Within the entries below, please return exactly the lines from the one with "Emit a component" through the one with "const ls = 0.45;", leaving out any pictures.

-- The input start --

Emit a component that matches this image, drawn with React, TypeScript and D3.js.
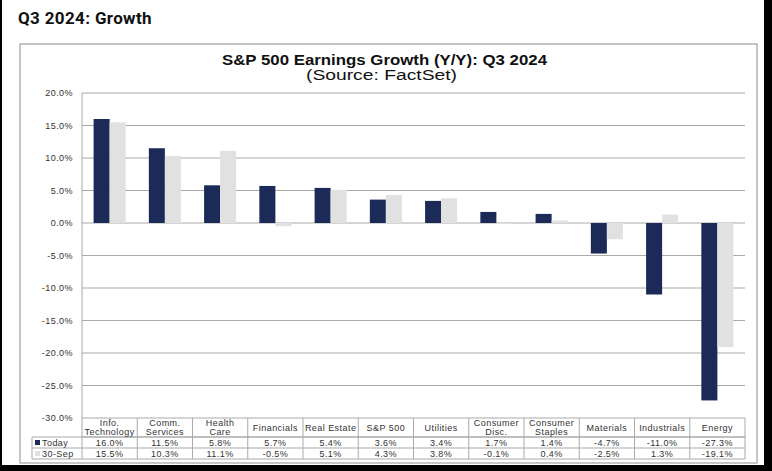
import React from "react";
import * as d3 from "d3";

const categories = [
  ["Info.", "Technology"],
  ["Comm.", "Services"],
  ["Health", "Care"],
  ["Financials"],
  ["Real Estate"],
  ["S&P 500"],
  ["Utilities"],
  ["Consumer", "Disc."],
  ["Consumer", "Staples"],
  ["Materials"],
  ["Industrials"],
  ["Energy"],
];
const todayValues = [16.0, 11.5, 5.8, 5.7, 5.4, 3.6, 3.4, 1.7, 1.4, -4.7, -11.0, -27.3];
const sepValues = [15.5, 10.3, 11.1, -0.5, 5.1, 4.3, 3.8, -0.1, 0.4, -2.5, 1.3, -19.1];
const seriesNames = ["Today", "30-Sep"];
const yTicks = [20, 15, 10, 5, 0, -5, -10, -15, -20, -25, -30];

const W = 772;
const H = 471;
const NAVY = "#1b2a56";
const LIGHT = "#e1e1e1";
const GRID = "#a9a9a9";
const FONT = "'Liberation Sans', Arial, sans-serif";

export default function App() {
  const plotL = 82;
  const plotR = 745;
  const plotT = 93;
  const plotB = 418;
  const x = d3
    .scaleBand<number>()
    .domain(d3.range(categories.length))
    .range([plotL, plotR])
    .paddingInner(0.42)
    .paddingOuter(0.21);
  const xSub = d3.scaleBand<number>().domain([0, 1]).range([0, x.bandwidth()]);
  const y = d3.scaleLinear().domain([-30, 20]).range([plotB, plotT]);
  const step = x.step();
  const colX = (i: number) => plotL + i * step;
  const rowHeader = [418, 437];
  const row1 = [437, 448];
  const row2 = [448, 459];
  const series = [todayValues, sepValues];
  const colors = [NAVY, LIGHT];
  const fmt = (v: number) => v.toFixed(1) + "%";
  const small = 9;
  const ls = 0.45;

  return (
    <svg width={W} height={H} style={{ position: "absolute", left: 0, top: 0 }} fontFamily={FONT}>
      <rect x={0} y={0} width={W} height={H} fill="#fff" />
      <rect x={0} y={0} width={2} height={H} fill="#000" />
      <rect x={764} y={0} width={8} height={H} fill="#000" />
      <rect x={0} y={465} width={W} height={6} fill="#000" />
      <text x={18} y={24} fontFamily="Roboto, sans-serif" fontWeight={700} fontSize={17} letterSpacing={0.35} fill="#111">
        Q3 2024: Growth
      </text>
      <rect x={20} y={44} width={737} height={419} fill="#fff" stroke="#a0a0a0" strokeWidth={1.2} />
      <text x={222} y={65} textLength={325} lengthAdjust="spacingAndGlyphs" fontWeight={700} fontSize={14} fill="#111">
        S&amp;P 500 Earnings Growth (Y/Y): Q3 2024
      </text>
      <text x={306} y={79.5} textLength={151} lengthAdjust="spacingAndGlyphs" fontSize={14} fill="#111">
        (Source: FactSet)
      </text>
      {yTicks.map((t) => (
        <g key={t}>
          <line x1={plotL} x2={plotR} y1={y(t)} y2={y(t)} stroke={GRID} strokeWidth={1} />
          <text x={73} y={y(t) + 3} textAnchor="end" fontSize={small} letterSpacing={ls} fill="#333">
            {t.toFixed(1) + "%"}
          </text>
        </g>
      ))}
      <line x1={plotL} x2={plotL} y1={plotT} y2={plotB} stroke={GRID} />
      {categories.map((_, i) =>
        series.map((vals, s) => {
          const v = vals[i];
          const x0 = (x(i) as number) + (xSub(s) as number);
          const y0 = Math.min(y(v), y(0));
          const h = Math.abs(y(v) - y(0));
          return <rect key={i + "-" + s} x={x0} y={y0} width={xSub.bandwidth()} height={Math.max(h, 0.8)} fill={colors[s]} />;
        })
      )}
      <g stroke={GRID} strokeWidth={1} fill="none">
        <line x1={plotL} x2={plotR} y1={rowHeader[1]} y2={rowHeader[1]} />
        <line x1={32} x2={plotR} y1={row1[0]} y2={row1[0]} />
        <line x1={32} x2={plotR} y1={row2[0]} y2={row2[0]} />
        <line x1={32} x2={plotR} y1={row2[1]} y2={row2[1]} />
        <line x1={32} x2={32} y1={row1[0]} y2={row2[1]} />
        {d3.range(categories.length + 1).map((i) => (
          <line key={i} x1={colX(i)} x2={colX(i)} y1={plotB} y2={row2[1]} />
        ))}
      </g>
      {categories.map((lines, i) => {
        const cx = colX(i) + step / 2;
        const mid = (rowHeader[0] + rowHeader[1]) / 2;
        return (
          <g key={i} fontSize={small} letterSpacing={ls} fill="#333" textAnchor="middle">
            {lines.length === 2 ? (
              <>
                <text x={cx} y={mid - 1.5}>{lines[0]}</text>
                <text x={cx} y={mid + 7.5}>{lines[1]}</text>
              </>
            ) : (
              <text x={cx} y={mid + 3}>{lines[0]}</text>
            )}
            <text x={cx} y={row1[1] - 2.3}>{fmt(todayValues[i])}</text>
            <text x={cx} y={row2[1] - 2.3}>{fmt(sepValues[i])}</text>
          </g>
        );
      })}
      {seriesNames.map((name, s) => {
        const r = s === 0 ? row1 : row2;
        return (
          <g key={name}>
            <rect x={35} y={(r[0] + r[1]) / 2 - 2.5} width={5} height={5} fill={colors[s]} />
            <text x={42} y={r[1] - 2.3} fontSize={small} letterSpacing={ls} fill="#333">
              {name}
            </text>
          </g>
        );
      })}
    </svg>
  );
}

-- The input end --
-- The input start --

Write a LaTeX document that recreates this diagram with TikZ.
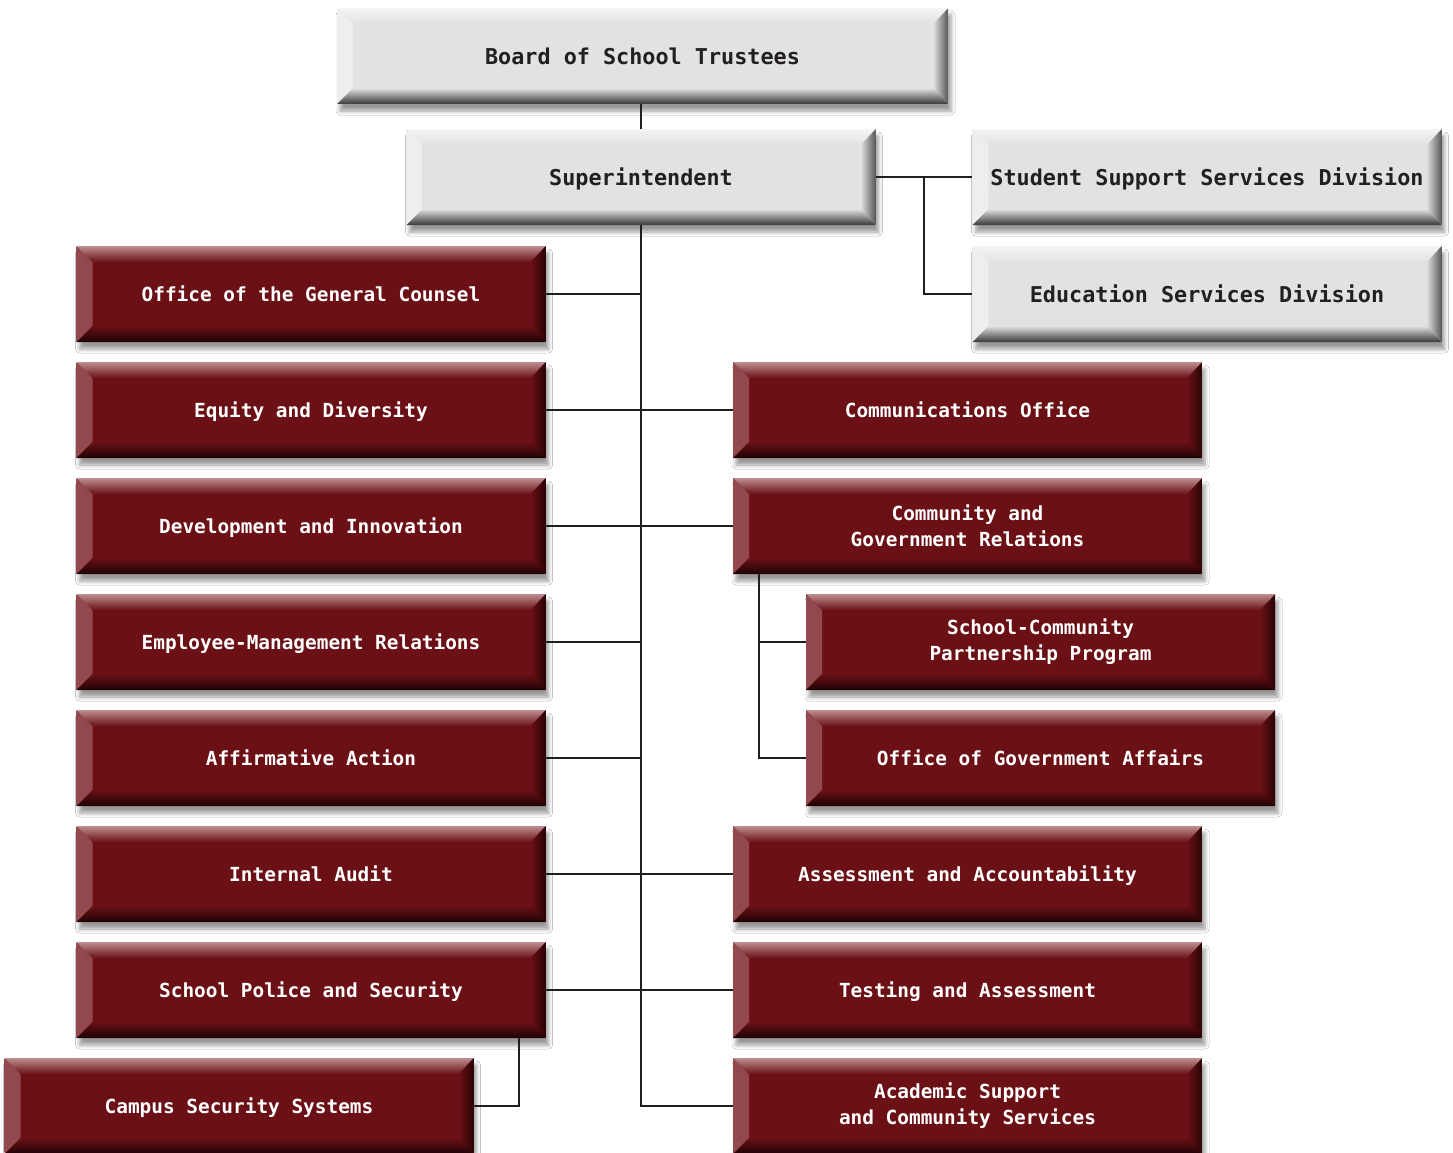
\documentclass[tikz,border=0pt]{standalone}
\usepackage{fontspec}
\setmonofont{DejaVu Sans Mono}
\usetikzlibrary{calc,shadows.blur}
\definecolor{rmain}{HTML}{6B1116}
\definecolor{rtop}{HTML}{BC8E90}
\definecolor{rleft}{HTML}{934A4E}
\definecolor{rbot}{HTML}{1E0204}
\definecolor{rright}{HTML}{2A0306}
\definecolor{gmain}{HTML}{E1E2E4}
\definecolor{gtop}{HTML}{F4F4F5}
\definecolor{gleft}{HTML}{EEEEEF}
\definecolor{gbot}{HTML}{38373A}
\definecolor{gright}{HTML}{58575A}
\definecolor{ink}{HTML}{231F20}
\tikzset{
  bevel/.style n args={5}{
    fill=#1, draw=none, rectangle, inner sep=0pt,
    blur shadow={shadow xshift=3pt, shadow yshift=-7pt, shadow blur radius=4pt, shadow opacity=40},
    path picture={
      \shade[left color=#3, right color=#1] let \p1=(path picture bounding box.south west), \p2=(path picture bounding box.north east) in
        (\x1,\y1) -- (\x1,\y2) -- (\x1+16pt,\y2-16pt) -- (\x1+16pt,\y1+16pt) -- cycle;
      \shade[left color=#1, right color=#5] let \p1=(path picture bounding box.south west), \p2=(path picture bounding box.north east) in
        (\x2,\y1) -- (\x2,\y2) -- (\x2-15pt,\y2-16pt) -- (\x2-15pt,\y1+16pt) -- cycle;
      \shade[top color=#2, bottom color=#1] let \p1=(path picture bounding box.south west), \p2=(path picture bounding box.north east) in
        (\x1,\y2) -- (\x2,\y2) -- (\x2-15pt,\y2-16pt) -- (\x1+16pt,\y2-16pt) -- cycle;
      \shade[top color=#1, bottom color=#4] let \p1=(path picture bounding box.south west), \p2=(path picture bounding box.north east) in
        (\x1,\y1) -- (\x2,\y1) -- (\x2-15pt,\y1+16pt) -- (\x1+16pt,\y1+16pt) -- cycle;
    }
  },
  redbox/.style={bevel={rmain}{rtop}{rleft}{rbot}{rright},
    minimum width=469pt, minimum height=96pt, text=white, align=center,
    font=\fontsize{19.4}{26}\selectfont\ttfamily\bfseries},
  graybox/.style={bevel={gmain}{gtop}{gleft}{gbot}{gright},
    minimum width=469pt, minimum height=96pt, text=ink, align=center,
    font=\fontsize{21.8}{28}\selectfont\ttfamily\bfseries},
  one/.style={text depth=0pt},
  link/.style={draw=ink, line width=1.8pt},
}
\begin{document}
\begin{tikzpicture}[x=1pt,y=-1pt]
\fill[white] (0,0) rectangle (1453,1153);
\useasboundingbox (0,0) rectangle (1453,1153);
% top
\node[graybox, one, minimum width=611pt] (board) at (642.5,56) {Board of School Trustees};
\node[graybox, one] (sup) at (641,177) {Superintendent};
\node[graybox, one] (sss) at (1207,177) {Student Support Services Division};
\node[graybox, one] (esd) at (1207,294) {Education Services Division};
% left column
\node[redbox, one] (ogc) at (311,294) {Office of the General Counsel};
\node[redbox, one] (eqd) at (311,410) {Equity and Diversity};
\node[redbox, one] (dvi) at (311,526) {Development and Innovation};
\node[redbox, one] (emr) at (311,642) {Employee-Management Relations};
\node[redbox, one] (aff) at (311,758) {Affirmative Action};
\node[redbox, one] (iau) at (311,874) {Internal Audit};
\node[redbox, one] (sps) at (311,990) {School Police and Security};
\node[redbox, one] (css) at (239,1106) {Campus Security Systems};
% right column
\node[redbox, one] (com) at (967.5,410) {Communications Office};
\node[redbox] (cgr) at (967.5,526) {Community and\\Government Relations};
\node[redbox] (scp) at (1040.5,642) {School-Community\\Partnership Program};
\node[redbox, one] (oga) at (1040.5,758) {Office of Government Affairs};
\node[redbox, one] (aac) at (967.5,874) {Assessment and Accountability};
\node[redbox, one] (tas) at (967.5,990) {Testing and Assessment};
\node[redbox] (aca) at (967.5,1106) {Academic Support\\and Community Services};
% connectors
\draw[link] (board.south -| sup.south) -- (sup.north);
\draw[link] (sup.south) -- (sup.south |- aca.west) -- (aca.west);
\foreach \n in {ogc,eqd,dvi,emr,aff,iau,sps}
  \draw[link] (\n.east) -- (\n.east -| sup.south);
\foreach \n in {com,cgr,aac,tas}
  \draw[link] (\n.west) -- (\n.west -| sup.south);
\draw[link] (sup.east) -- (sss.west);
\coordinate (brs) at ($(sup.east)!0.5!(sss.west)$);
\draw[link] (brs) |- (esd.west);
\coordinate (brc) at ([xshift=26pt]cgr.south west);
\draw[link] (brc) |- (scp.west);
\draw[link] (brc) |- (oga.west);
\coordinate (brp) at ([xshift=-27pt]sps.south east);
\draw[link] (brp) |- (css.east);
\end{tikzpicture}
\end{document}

-- The input end --
-- The input start --

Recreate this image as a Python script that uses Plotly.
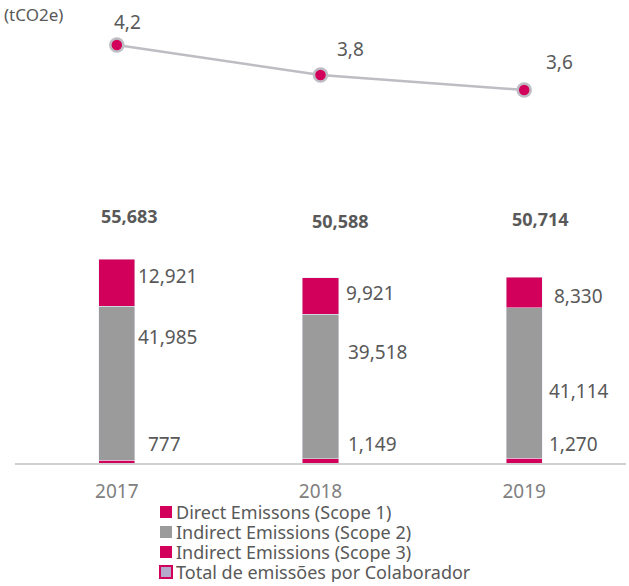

-- The input end --

**The solution**:
Emit a component that matches this image, drawn with React, TypeScript and D3.js.
import React from "react";
import * as d3 from "d3";

const categories = [
  ["Info.", "Technology"],
  ["Comm.", "Services"],
  ["Health", "Care"],
  ["Financials"],
  ["Real Estate"],
  ["S&P 500"],
  ["Utilities"],
  ["Consumer", "Disc."],
  ["Consumer", "Staples"],
  ["Materials"],
  ["Industrials"],
  ["Energy"],
];
const todayValues = [16.0, 11.5, 5.8, 5.7, 5.4, 3.6, 3.4, 1.7, 1.4, -4.7, -11.0, -27.3];
const sepValues = [15.5, 10.3, 11.1, -0.5, 5.1, 4.3, 3.8, -0.1, 0.4, -2.5, 1.3, -19.1];
const seriesNames = ["Today", "30-Sep"];
const yTicks = [20, 15, 10, 5, 0, -5, -10, -15, -20, -25, -30];

const W = 772;
const H = 471;
const NAVY = "#1b2a56";
const LIGHT = "#e1e1e1";
const GRID = "#a9a9a9";
const FONT = "'Liberation Sans', Arial, sans-serif";

export default function App() {
  const plotL = 82;
  const plotR = 745;
  const plotT = 93;
  const plotB = 418;
  const x = d3
    .scaleBand<number>()
    .domain(d3.range(categories.length))
    .range([plotL, plotR])
    .paddingInner(0.42)
    .paddingOuter(0.21);
  const xSub = d3.scaleBand<number>().domain([0, 1]).range([0, x.bandwidth()]);
  const y = d3.scaleLinear().domain([-30, 20]).range([plotB, plotT]);
  const step = x.step();
  const colX = (i: number) => plotL + i * step;
  const rowHeader = [418, 437];
  const row1 = [437, 448];
  const row2 = [448, 459];
  const series = [todayValues, sepValues];
  const colors = [NAVY, LIGHT];
  const fmt = (v: number) => v.toFixed(1) + "%";
  const small = 9;
  const ls = 0.45;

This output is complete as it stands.